The code is below, I have all the traits and the case classes defined. The thing that has something wrong is the last function and the calling of that function generates the error above. I have the import sparkSession.implicits._ in place so I am not sure how to do this correctly.

traits, case classes, and the function thats used as a parameter:

trait Event {
  val teamId: String
  val actorId: String
}

trait TimeLine {
  val teamDomain: Option[String]
  val teamName: Option[String]
  val teamIsTest: Option[Boolean]
  val actorEmail: Option[String]
  val actorName: Option[String]
}  

case class JobEventTimeline(
                         jobId: String,
                         jobType: Option[String],
                         inPlanning: Option[Boolean],

                         teamId: String,
                         actorId: String,
                         adminActorId: Option[String],
                         sessionId: String,
                         clientSessionId: Option[String],
                         clientCreatedAt: Long,
                         seqId: Long,
                         isSideEffect: Option[Boolean],

                         opAction: String,
                         stepId: Option[String],
                         jobBaseStepId: Option[String],
                         fieldId: Option[String],

                         serverReceivedAt: Option[Long],

                         // "Enriched" data. Data is pulled in from other sources during stream processing
                         teamDomain: Option[String] = None,
                         teamName: Option[String] = None,
                         teamIsTest: Option[Boolean] = None,

                         actorEmail: Option[String] = None,
                         actorName: Option[String] = None
                       ) extends TimeLine


def createJobEventTimeLine(jobEvent: CaseClassJobEvent, team: Team, user: User): JobEventTimeline = {
    JobEventTimeline(
      jobEvent.jobId,
      jobEvent.jobType,
      jobEvent.inPlanning,
      jobEvent.teamId,
      jobEvent.actorId,
      jobEvent.adminActorId,
      jobEvent.sessionId,
      jobEvent.clientSessionId,
      jobEvent.clientCreatedAt,
      jobEvent.seqId,
      jobEvent.isSideEffect,
      jobEvent.opAction,
      jobEvent.stepId,
      jobEvent.jobBaseStepId,
      jobEvent.fieldId,
      jobEvent.serverReceivedAt,
      Some(team.domain),
      Some(team.name),
      Some(team.is_test),
      Some(user.email),
      Some(user.name)
    )
  }

The problem function and the function call:

def createTimeLineDS[EVENT <: Event with Serializable, TIMELINE <: TimeLine]

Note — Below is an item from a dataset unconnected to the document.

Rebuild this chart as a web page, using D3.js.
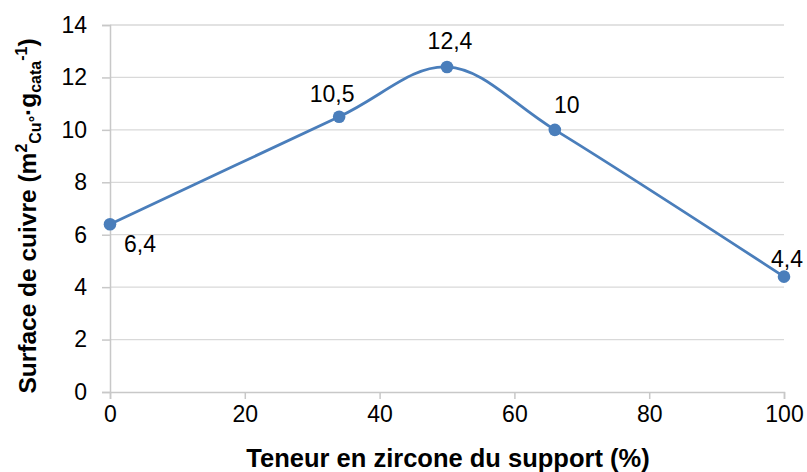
<!DOCTYPE html>
<html>
<head>
<meta charset="utf-8">
<script src="https://cdn.jsdelivr.net/npm/d3@7"></script>
<style>
  html, body { margin: 0; padding: 0; background: #fff; }
  svg { display: block; font-family: "Liberation Sans", Arial, sans-serif; }
</style>
</head>
<body>
<svg id="chart" width="807" height="472"></svg>
<script>
// Copper surface vs. zirconia content of the support
const zirconeContent = [0, 34, 50, 66, 100];
const copperSurface = [6.4, 10.5, 12.4, 10, 4.4];
const pointLabels = ["6,4", "10,5", "12,4", "10", "4,4"];
const xTicks = [0, 20, 40, 60, 80, 100];
const yTicks = [0, 2, 4, 6, 8, 10, 12, 14];

const svg = d3.select("#chart");
const margin = { left: 110, right: 23, top: 25, bottom: 80 };
const W = 807, H = 472;

const x = d3.scaleLinear().domain([0, 100]).range([margin.left, W - margin.right]);
const y = d3.scaleLinear().domain([0, 14]).range([H - margin.bottom, margin.top]);

// horizontal gridlines
svg.append("g")
  .selectAll("line")
  .data(yTicks.filter(d => d > 0))
  .join("line")
  .attr("x1", x(0)).attr("x2", x(100))
  .attr("y1", d => y(d)).attr("y2", d => y(d))
  .attr("stroke", "#d9d9d9").attr("stroke-width", 1.3);

// y axis
const yAxis = svg.append("g")
  .attr("transform", `translate(${x(0)},0)`)
  .call(d3.axisLeft(y).tickValues(yTicks).tickSize(8).tickPadding(15).tickFormat(d3.format("d")));
yAxis.select(".domain").attr("stroke", "#c8c8c8").attr("stroke-width", 1.5);
yAxis.selectAll(".tick line").attr("stroke", "#c8c8c8").attr("stroke-width", 1.5);
yAxis.selectAll(".tick text").attr("font-size", 23).attr("fill", "#000")
  .style("font-family", "Liberation Sans, Arial, sans-serif");

// x axis
const xAxis = svg.append("g")
  .attr("transform", `translate(0,${y(0)})`)
  .call(d3.axisBottom(x).tickValues(xTicks).tickSize(7).tickPadding(7).tickFormat(d3.format("d")));
xAxis.select(".domain").attr("stroke", "#c8c8c8").attr("stroke-width", 1.5);
xAxis.selectAll(".tick line").attr("stroke", "#c8c8c8").attr("stroke-width", 1.5);
xAxis.selectAll(".tick text").attr("font-size", 23).attr("fill", "#000")
  .style("font-family", "Liberation Sans, Arial, sans-serif");

// axis titles
svg.append("text")
  .attr("x", 448).attr("y", 467)
  .attr("text-anchor", "middle")
  .attr("font-size", 25.5).attr("font-weight", "bold")
  .text("Teneur en zircone du support (%)");

const yt = svg.append("text")
  .attr("transform", `translate(36,216) rotate(-90)`)
  .attr("text-anchor", "middle")
  .attr("font-size", 24.5).attr("font-weight", "bold");
yt.append("tspan").text("Surface de cuivre (m");
yt.append("tspan").attr("font-size", 16).attr("dy", -9).text("2");
yt.append("tspan").attr("font-size", 16).attr("dy", 14).text("Cu°");
yt.append("tspan").attr("dy", -5).text("·g");
yt.append("tspan").attr("font-size", 16).attr("dy", 5).text("cata");
yt.append("tspan").attr("font-size", 16).attr("dy", -14).text("-1");
yt.append("tspan").attr("dy", 9).text(")");

// smoothed series line
const data = zirconeContent.map((v, i) => ({ x: v, y: copperSurface[i], label: pointLabels[i] }));
const line = d3.line()
  .x(d => x(d.x)).y(d => y(d.y))
  .curve(d3.curveCatmullRom.alpha(0.5));

svg.append("path")
  .datum(data)
  .attr("d", line)
  .attr("fill", "none")
  .attr("stroke", "#4a7ebb")
  .attr("stroke-width", 2.8);

svg.append("g")
  .selectAll("circle")
  .data(data)
  .join("circle")
  .attr("cx", d => x(d.x)).attr("cy", d => y(d.y))
  .attr("r", 6.3)
  .attr("fill", "#4a7ebb");

// data labels
const labelOffsets = [[30, 28], [-7, -15], [3, -18], [12, -17], [3, -10]];
svg.append("g")
  .selectAll("text")
  .data(data)
  .join("text")
  .attr("x", (d, i) => x(d.x) + labelOffsets[i][0])
  .attr("y", (d, i) => y(d.y) + labelOffsets[i][1])
  .attr("text-anchor", "middle")
  .attr("font-size", 23)
  .attr("fill", "#000")
  .text(d => d.label);
</script>
</body>
</html>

  (convertEventToTimeLineFunction: (EVENT, Team, User) => TIMELINE)
  (sparkSession: SparkSession)
  (jobEventDS: Dataset[EVENT]): Dataset[TIMELINE] = {
    import sparkSession.implicits._
    val teamDS = FuncUtils.createDSFromPostgresql[Team](sparkSession)
    val userDS = FuncUtils.createDSFromPostgresql[User](sparkSession)
    jobEventDS
      .joinWith(teamDS, jobEventDS("teamId") === teamDS("id"), "left_outer")
      .joinWith(userDS, $"_1.actorId" === userDS("id"), "left_outer")
      .map({ case ((event, team), user) =>  convertEventToTimeLineFunction(event, team, user)})

Function call:

val jobEventTimeLine = FuncUtils.createTimeLineDS(JobEventTimeline.createJobEventTimeLine)(sparkSession)(jobEventDS)

Solution

  • The simplest solution would be to do this instead:

    def createTimeLineDS[EVENT <: Event, TIMELINE <: TimeLine : Encoder](...)
    

    You, probably wouldn't need the sparkSession parameter, as well as the import sparkSession.implicits._ line too.
    (but you may need more changes, keep reading).

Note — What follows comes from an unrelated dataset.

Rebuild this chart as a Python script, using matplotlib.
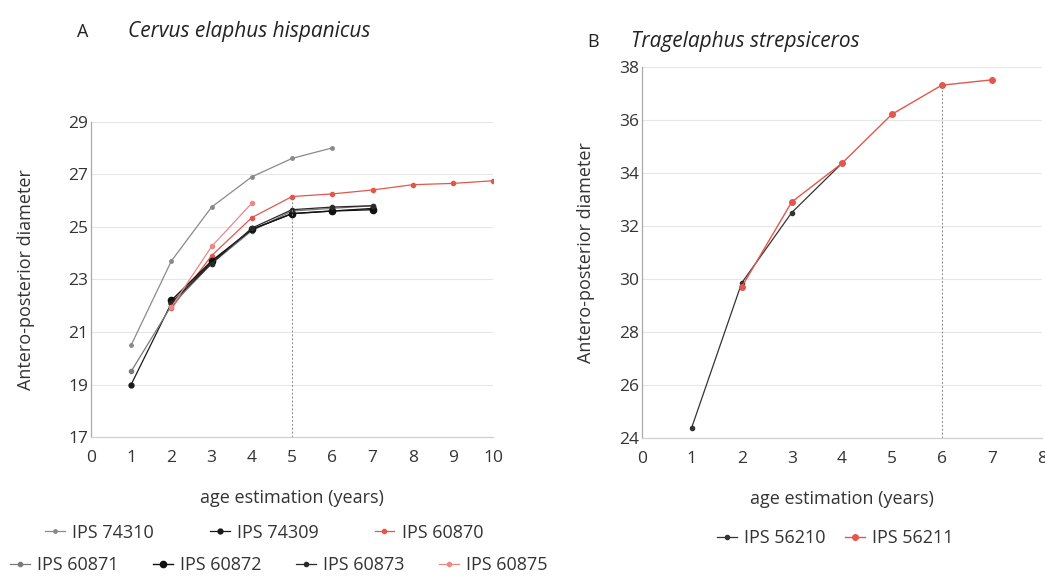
import matplotlib
matplotlib.use("Agg")
import matplotlib.pyplot as plt
from matplotlib.lines import Line2D

plt.rcParams["font.family"] = ["Open Sans", "DejaVu Sans"]

# Panel A: Cervus elaphus hispanicus
A_SERIES = {
    "IPS 74310": ([1, 2, 3, 4, 5, 6], [20.5, 23.7, 25.75, 26.9, 27.6, 28.0]),
    "IPS 74309": ([1, 2, 3, 4, 5, 6, 7], [19.0, 22.1, 23.65, 24.9, 25.5, 25.6, 25.7]),
    "IPS 60870": ([2, 3, 4, 5, 6, 7, 8, 9, 10], [21.9, 23.9, 25.35, 26.15, 26.25, 26.4, 26.6, 26.65, 26.75]),
    "IPS 60871": ([1, 2, 3, 4, 5, 6, 7], [19.5, 22.0, 23.6, 24.85, 25.6, 25.7, 25.8]),
    "IPS 60872": ([2, 3, 4, 5, 6, 7], [22.2, 23.7, 24.9, 25.5, 25.6, 25.65]),
    "IPS 60873": ([2, 3, 4, 5, 6, 7], [22.1, 23.6, 24.95, 25.65, 25.75, 25.8]),
    "IPS 60875": ([2, 3, 4], [21.95, 24.25, 25.9]),
}
A_STYLE = {
    "IPS 74310": dict(color="#8a8a8a", ms=2.5, lw=0.9),
    "IPS 74309": dict(color="#1a1a1a", ms=3.5, lw=0.9),
    "IPS 60870": dict(color="#e2574c", ms=3, lw=0.9),
    "IPS 60871": dict(color="#7a7a7a", ms=3, lw=0.9),
    "IPS 60872": dict(color="#111111", ms=4.5, lw=1.0),
    "IPS 60873": dict(color="#2a2a2a", ms=3, lw=0.9),
    "IPS 60875": dict(color="#e88a86", ms=3, lw=0.9),
}
A_VLINE = (5, 26.15)

# Panel B: Tragelaphus strepsiceros
B_SERIES = {
    "IPS 56210": ([1, 2, 3, 4], [24.4, 29.85, 32.5, 34.35]),
    "IPS 56211": ([2, 3, 4, 5, 6, 7], [29.7, 32.9, 34.35, 36.2, 37.3, 37.5]),
}
B_STYLE = {
    "IPS 56210": dict(color="#333333", ms=3, lw=0.9),
    "IPS 56211": dict(color="#e2574c", ms=4, lw=1.0),
}
B_VLINE = (6, 37.3)

fig = plt.figure(figsize=(10.45, 5.79), dpi=100)
axA = fig.add_axes([0.087, 0.245, 0.385, 0.545])
axB = fig.add_axes([0.614, 0.243, 0.383, 0.642])


def style_axis(ax, xlim, ylim, yticks, xticks, ylab_x, xlab_y):
    ax.set_xlim(*xlim)
    ax.set_ylim(*ylim)
    ax.set_xticks(xticks)
    ax.set_yticks(yticks)
    for s in ("top", "right"):
        ax.spines[s].set_visible(False)
    ax.spines["left"].set_color("#aaaaaa")
    ax.spines["bottom"].set_color("#d0d0d0")
    ax.spines["left"].set_linewidth(0.9)
    ax.spines["bottom"].set_linewidth(0.9)
    ax.grid(axis="y", color="#e6e6e6", lw=0.8)
    ax.set_axisbelow(True)
    ax.tick_params(length=0, labelsize=12.5, labelcolor="#333333")
    ax.tick_params(axis="x", pad=9)
    ax.tick_params(axis="y", pad=2)
    ax.set_ylabel("Antero-posterior diameter", fontsize=13, color="#333333")
    ax.set_xlabel("age estimation (years)", fontsize=13, color="#333333")
    ax.yaxis.set_label_coords(ylab_x, 0.5)
    ax.xaxis.set_label_coords(0.5, xlab_y)


style_axis(axA, (0, 10), (17, 29), range(17, 30, 2), range(0, 11), -0.139, -0.165)
style_axis(axB, (0, 8), (24, 38), range(24, 39, 2), range(0, 9), -0.117, -0.138)

for name, (x, y) in A_SERIES.items():
    st = A_STYLE[name]
    axA.plot(x, y, marker="o", color=st["color"], ms=st["ms"], lw=st["lw"], label=name)
axA.plot([A_VLINE[0]] * 2, [17, A_VLINE[1]], ls=(0, (2, 2)), color="#888888", lw=0.7)

for name, (x, y) in B_SERIES.items():
    st = B_STYLE[name]
    axB.plot(x, y, marker="o", color=st["color"], ms=st["ms"], lw=st["lw"], label=name)
axB.plot([B_VLINE[0]] * 2, [24, B_VLINE[1]], ls=(0, (2, 2)), color="#888888", lw=0.7)

fig.text(0.0737, 0.945, "A", fontsize=13, va="center", color="#222222")
fig.text(0.1225, 0.945, "Cervus elaphus hispanicus", fontsize=15, style="italic",
         va="center", color="#222222")
fig.text(0.562, 0.928, "B", fontsize=13, va="center", color="#222222")
fig.text(0.604, 0.928, "Tragelaphus strepsiceros", fontsize=15, style="italic",
         va="center", color="#222222")


def handles(names, styles):
    return [Line2D([], [], marker="o", color=styles[n]["color"], ms=styles[n]["ms"],
                   lw=styles[n]["lw"]) for n in names]


names = list(A_SERIES)
row1, row2 = names[:3], names[3:]
leg_kw = dict(frameon=False, fontsize=13, handlelength=1.1, handletextpad=0.4,
              labelcolor="#333333", borderpad=0, borderaxespad=0)
fig.legend(handles(row1, A_STYLE), row1, loc="center left",
           bbox_to_anchor=(0.043, 0.08), ncol=3, columnspacing=3.1, **leg_kw)
fig.legend(handles(row2, A_STYLE), row2, loc="center left",
           bbox_to_anchor=(0.0096, 0.024), ncol=4, columnspacing=1.9, **leg_kw)
fig.legend(handles(list(B_SERIES), B_STYLE), list(B_SERIES), loc="center left",
           bbox_to_anchor=(0.686, 0.07), ncol=2, columnspacing=1.1, **leg_kw)

fig.savefig("out.png", dpi=100)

    So, the problem is that the map method on a Dataset needs an implicit Encoder for the output type. Thus, what you are doing with that funny syntax (called context bound) is to say that your method also requires such implicit, thus the compiler will be happy as long as the caller of your method provides it (usually trough a import spark.implicits._ somewhere before).

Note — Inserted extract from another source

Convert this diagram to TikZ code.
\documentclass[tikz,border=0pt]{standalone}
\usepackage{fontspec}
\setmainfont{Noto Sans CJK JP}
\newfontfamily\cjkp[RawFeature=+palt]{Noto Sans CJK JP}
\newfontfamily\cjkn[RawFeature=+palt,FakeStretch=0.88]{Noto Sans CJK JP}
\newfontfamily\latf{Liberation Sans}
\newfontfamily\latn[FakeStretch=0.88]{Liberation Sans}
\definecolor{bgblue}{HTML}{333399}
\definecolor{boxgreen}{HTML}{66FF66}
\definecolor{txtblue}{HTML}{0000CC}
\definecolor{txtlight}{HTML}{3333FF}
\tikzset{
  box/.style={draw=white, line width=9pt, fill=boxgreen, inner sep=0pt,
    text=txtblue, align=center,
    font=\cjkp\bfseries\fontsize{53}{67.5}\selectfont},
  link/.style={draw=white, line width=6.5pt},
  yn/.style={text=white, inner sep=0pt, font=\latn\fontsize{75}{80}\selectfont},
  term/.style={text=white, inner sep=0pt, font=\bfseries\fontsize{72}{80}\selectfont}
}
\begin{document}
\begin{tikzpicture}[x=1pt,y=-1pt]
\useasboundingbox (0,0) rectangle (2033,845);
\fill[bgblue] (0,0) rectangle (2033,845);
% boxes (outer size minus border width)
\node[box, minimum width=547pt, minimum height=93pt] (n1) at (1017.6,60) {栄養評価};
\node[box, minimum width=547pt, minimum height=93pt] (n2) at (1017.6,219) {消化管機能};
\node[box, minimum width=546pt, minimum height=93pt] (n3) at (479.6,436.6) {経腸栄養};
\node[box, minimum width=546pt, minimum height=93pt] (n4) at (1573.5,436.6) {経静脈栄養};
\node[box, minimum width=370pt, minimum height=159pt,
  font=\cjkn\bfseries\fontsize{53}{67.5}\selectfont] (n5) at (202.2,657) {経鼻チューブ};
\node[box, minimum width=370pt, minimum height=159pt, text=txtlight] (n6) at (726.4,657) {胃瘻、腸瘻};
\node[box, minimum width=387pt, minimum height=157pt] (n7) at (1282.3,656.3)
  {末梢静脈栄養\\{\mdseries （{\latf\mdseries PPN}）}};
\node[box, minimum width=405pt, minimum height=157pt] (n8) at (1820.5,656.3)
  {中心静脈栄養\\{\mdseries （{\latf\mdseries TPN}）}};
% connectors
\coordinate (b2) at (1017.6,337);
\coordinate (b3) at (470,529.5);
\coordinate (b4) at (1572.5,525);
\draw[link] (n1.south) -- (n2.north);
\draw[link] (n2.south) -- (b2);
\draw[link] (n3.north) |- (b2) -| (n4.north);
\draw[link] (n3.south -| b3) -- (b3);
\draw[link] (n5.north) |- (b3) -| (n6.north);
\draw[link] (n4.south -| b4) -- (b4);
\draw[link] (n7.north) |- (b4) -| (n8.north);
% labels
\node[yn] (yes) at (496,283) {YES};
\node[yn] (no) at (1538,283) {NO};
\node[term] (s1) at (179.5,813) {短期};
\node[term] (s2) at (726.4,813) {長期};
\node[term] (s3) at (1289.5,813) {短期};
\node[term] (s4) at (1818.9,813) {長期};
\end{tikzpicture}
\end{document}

    For more information about implicits, where does the compiler search for them & why do you need an encoder, please read the linked articles.


    Now, after you have read all that, I would expect what was the problem and how to fix it.
    But probably, you would still need the explicit import sparkSession.implicits._ on your method. That is probably because FuncUtils.createDSFromPostgresql[Team](sparkSession) does the same, but you now know how to refactor it.

    Also, since Team & User are concrete classes that you control, you may add something like this to their companion objects, so you do not need to ask for their encoders, because they will always be in the implicit scope.

    object Team {
      // https://spark.apache.org/docs/latest/api/scala/index.html#org.apache.spark.sql.Encoders$@product[T%3C:Product](implicitevidence$5:reflect.runtime.universe.TypeTag[T]):org.apache.spark.sql.Encoder[T]
      implicit final val TeamEncoder: Encoder[Team] = Encoders.product
    }